L’America latina, i Balcani, le nostre ex colonie, per cominciare. Con l’obiettivo di attirare in tal modo studenti nelle nostre università ed esercitare una sana diplomazia di influenza in questi paesi, formandone in Italia le future classi dirigenti. Non per rifondare l’Impero ma per diffondere i valori europei di coesistenza pacifica, creare legami virtuosi che portino a più stretti rapporti e cooperazione internazionale, così anche instaurando delle vie di immigrazione legale di nuovi italiani pienamente capaci di inserirsi nel nostro paese.
E perché anche non svecchiare l’immagine dell’italiano dandogli una nuova connotazione? Abbiamo a nostra disposizione la miniera inesauribile di Dante e della sua Commedia. Si immagini che attrattiva avrebbe un diploma di italiano intitolato a Dante con tre livelli di competenza corrispondenti ai livelli europei A,B e C dove A è l’Inferno, B il Purgatorio e C il Paradiso. Se fossi straniero mi iscriverei subito a un corso anche solo per ostentare un diploma dove c’è scritto, in perfetti endecasillabi, che sono all’Inferno, primo girone, con sopra il profilo di Dante ma per una volta sorridente, divertito, non sempre lì imbronciato a pensare a Beatrice come lo vediamo sempre nell’iconografia nazionale. Non è difficile immaginare quale presa avrebbe su un pubblico di giovani studenti questo pur semplicissimo accorgimento nella sua trivialità.
Senza parlare poi dell’altra grande risorsa che offrirebbe l’opera lirica quanto a riferimenti e immagine. Perché non costruire su questi elementi e lanciare l’italiano come lingua della musica e del bel canto?

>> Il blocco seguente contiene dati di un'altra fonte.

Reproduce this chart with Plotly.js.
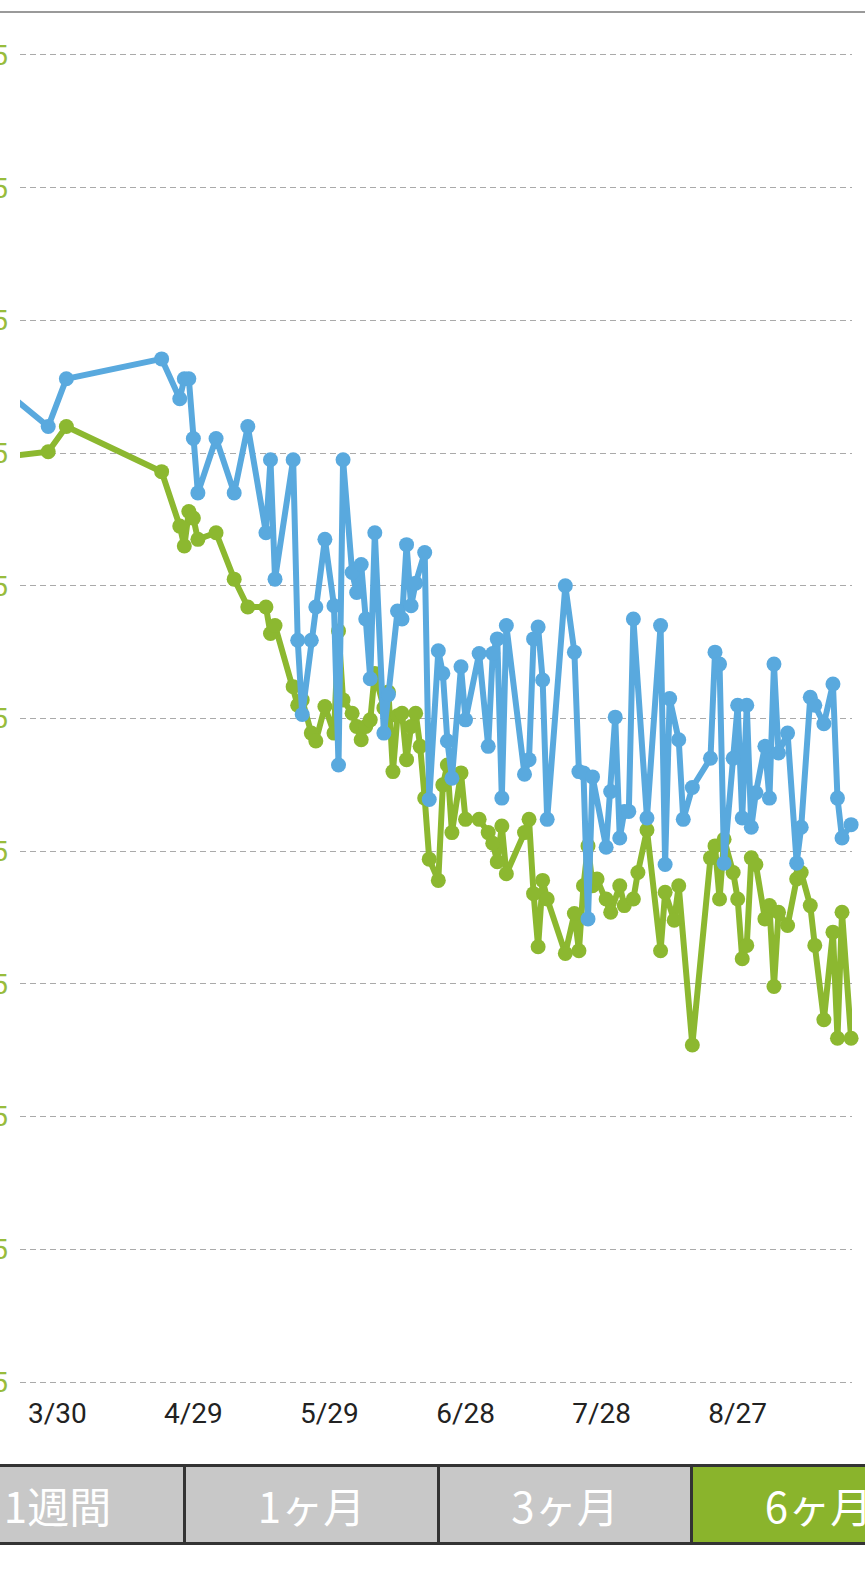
<!DOCTYPE html>
<html>
<head>
<meta charset="utf-8">
<script src="https://cdn.plot.ly/plotly-3.0.1.min.js"></script>
<style>
  html, body { margin:0; padding:0; background:#fff; width:865px; height:1579px; overflow:hidden; position:relative; }
  #topline { position:absolute; left:0; top:11px; width:865px; height:2px; background:#9a9a9a; }
  #chart { position:absolute; left:-80px; top:0; width:945px; height:1460px; }
  #tabs { position:absolute; left:0; top:1464px; height:81px; width:865px; }
  .tab { position:absolute; top:0; height:75px; border:3px solid #333; background:#c8c8c8; color:#fff;
         font-family:"Noto Sans CJK JP", Roboto, sans-serif; font-size:42px; line-height:75px; text-align:center; box-sizing:content-box; }
  .tab.on { background:#8ab42c; }
</style>
</head>
<body>
<div id="topline"></div>
<div id="chart"></div>
<div id="tabs"></div>
<script>
// ---- data ----
const dates = [
 '2019-03-13','2019-03-28','2019-04-01','2019-04-22','2019-04-26','2019-04-27','2019-04-28','2019-04-29','2019-04-30','2019-05-04',
 '2019-05-08','2019-05-11','2019-05-15','2019-05-16','2019-05-17','2019-05-21','2019-05-22','2019-05-23','2019-05-25','2019-05-26',
 '2019-05-28','2019-05-30','2019-05-31','2019-06-01','2019-06-03','2019-06-04','2019-06-05','2019-06-06','2019-06-07','2019-06-08',
 '2019-06-10','2019-06-11','2019-06-12','2019-06-13','2019-06-14','2019-06-15','2019-06-16','2019-06-17','2019-06-18','2019-06-19',
 '2019-06-20','2019-06-22','2019-06-23','2019-06-24','2019-06-25','2019-06-27','2019-06-28','2019-07-01','2019-07-03','2019-07-04',
 '2019-07-05','2019-07-06','2019-07-07','2019-07-11','2019-07-12','2019-07-13','2019-07-14','2019-07-15','2019-07-16','2019-07-20',
 '2019-07-22','2019-07-23','2019-07-24','2019-07-25','2019-07-26','2019-07-27','2019-07-29','2019-07-30','2019-07-31','2019-08-01',
 '2019-08-02','2019-08-03','2019-08-04','2019-08-05','2019-08-07','2019-08-10','2019-08-11','2019-08-12','2019-08-13','2019-08-14',
 '2019-08-15','2019-08-17','2019-08-21','2019-08-22','2019-08-23','2019-08-24','2019-08-26','2019-08-27','2019-08-28','2019-08-29',
 '2019-08-30','2019-08-31','2019-09-02','2019-09-03','2019-09-04','2019-09-05','2019-09-07','2019-09-09','2019-09-10','2019-09-12',
 '2019-09-13','2019-09-15','2019-09-17','2019-09-18','2019-09-19','2019-09-21'
];
const blueValues = [
 68.12,67.70,68.06,68.21,67.91,68.06,68.06,67.61,67.20,67.61,
 67.20,67.70,66.90,67.45,66.55,67.45,66.09,65.53,66.09,66.34,
 66.85,66.35,65.15,67.45,66.60,66.45,66.66,66.25,65.80,66.90,
 65.39,65.68,null,66.31,66.25,66.81,66.35,66.52,null,66.75,
 64.89,66.01,65.84,65.33,65.05,65.89,65.49,65.99,65.29,65.99,
 66.10,64.90,66.20,65.08,65.19,66.10,66.19,65.79,64.74,66.50,
 66.00,65.10,65.09,63.99,65.06,null,64.53,64.95,65.51,64.60,
 64.80,64.80,66.25,null,64.75,66.20,64.40,65.65,null,65.34,
 64.74,64.98,65.20,66.00,65.91,64.41,65.20,65.60,64.75,65.60,
 64.68,64.94,65.29,64.90,65.91,65.24,65.39,64.41,64.68,65.66,
 65.60,65.46,65.76,64.90,64.60,64.70
];
const greenValues = [
 67.45,67.51,67.70,67.36,66.95,66.80,67.06,67.01,66.85,66.90,
 66.55,66.34,66.34,66.14,66.20,65.74,65.60,65.64,65.39,65.33,
 65.59,65.39,66.16,65.64,65.54,65.44,65.34,65.44,65.49,65.84,
 65.58,65.70,65.10,65.52,65.54,65.19,65.44,65.54,65.29,64.90,
 64.44,64.28,65.00,65.15,64.64,65.09,64.74,64.74,64.64,64.56,
 64.42,64.69,64.33,64.64,64.74,64.18,63.78,64.28,64.14,63.73,
 64.03,63.75,64.24,64.54,64.24,64.29,64.14,64.04,null,64.24,
 64.09,null,64.14,64.34,64.66,63.75,64.19,null,63.98,64.24,
 null,63.04,64.45,64.54,64.14,64.59,64.34,64.14,63.69,63.79,
 64.45,64.40,63.99,64.09,63.48,64.04,63.94,64.29,64.34,64.09,
 63.79,63.23,63.89,63.09,64.04,63.09
];
const xTickDates = ['2019-03-30','2019-04-29','2019-05-29','2019-06-28','2019-07-28','2019-08-27'];
const xTickLabels = ['3/30','4/29','5/29','6/28','7/28','8/27'];
const yTickValues = [60.5,61.5,62.5,63.5,64.5,65.5,66.5,67.5,68.5,69.5,70.5];
const yTickLabels = yTickValues.map(v => v.toFixed(1));
const tabLabels = ['1週間','1ヶ月','3ヶ月','6ヶ月'];
const activeTab = 3;

// ---- chart ----
const BLUE = '#59a9de';
const GREEN = '#8cb830';
const traces = [
  { x: dates, y: greenValues, type:'scatter', mode:'lines+markers', connectgaps:true, cliponaxis:false,
    line:{color:GREEN, width:6}, marker:{color:GREEN, size:15}, hoverinfo:'skip' },
  { x: dates, y: blueValues, type:'scatter', mode:'lines+markers', connectgaps:true, cliponaxis:false,
    line:{color:BLUE, width:6}, marker:{color:BLUE, size:15}, hoverinfo:'skip' }
];
const layout = {
  width:945, height:1460,
  margin:{l:100, r:13, t:53, b:76},
  paper_bgcolor:'rgba(0,0,0,0)', plot_bgcolor:'#fff',
  showlegend:false,
  xaxis:{ type:'date', range:['2019-03-21 18:43','2019-09-21 04:48'],
    tickvals:xTickDates, ticktext:xTickLabels, showgrid:false, zeroline:false, showline:false,
    ticks:'', ticklabelstandoff:10, tickfont:{family:'Roboto, sans-serif', size:28, color:'#222'} },
  yaxis:{ range:[60.485,70.515], tickvals:yTickValues, ticktext:yTickLabels,
    showgrid:true, gridcolor:'#aaaaaa', gridwidth:1, griddash:'6px,4px',
    zeroline:false, showline:false, ticks:'', ticklabelstandoff:11,
    tickfont:{family:'Roboto, sans-serif', size:28, color:'#98bc3c'} }
};
Plotly.newPlot('chart', traces, layout, {staticPlot:true, displayModeBar:false});

// ---- tab bar ----
const tabsEl = document.getElementById('tabs');
const tabLefts = [-71, 183, 437, 690];
const tabWidths = [251, 251, 250, 251];
tabLabels.forEach((t, i) => {
  const d = document.createElement('div');
  d.className = 'tab' + (i === activeTab ? ' on' : '');
  d.style.left = tabLefts[i] + 'px';
  d.style.width = tabWidths[i] + 'px';
  d.textContent = t;
  tabsEl.appendChild(d);
});
</script>
</body>
</html>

Solo scrivendo queste idee alla rinfusa, vedo già uno spot pubblicitario con un coro verdiano. Possibile che nelle nostre università e nei nostri ministeri non ci sia nessuno capace di altrettanta fantasia e creatività? Da direttore dell’Istituto italiano di cultura di Parigi ho constatato quanto sia difficile cambiare la minima cosa nella macchina amministrativa italiana. Questa incapacità di cambiare piano piano ci paralizzerà. Diventeremo come i nostri monumenti: vecchie pietre perfettamente conservate ma morte e mute.